Metals are ubiquitous – they are all around us – and provide a foundation upon which our economies are built. Economic development is deeply coupled with the use of metals. During the 20th century the production has increased exponentially, and the variety of metal applications in society has grown rapidly. In addition to mass applications such as steel in buildings, copper in wires and aluminium in airplanes, more and more metals are required for innovative technologies such as the use of rare earth elements in renewable energy systems.
Worldwide, and in particular in emerging economies, the demand for metals is rapidly increasing. The continued increase in metals demand and use over the 20th century has led to substantial social, economic and environmental challenges. Mining activities expand but easily accessible deposits are becoming scarce. As a result, the supply of critical metals is under an increasing pressure. This implies recycling, also referred to as “urban mining”, is of growing importance in generating raw materials. In the end, the only really effective solution to the metals challenge may be to move towards a circular economy.

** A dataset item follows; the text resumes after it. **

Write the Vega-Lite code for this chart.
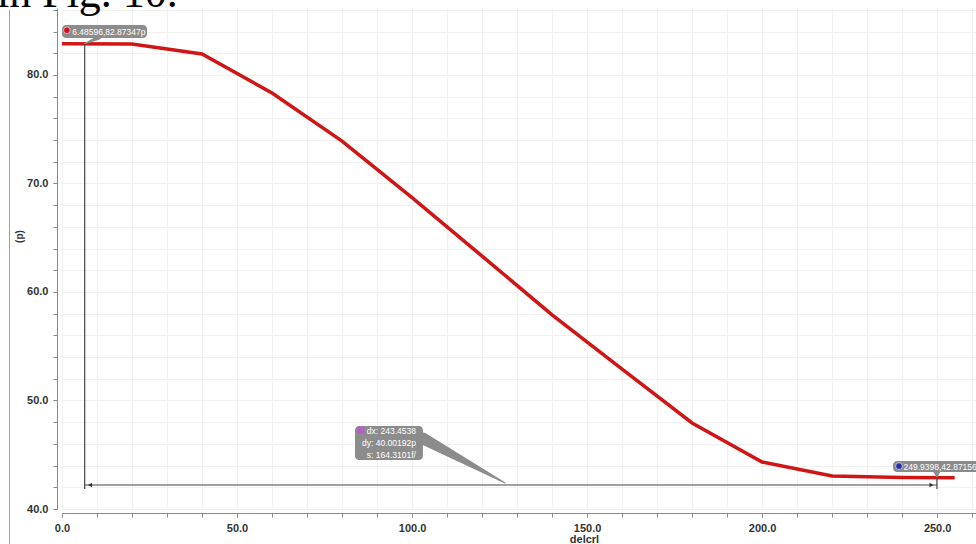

To be able to do that, information is needed on metal stocks in society, their size and residence time, as well as on the technologies that are available to recover these metals when the stocks become obsolete. This course, based on the reports of the Global Metals Flows Working Group of UNEP’s International Resource Panel (IRP), investigates the nature of the metals challenge and the conditions and the consequences of the way out: a circular economy for metals.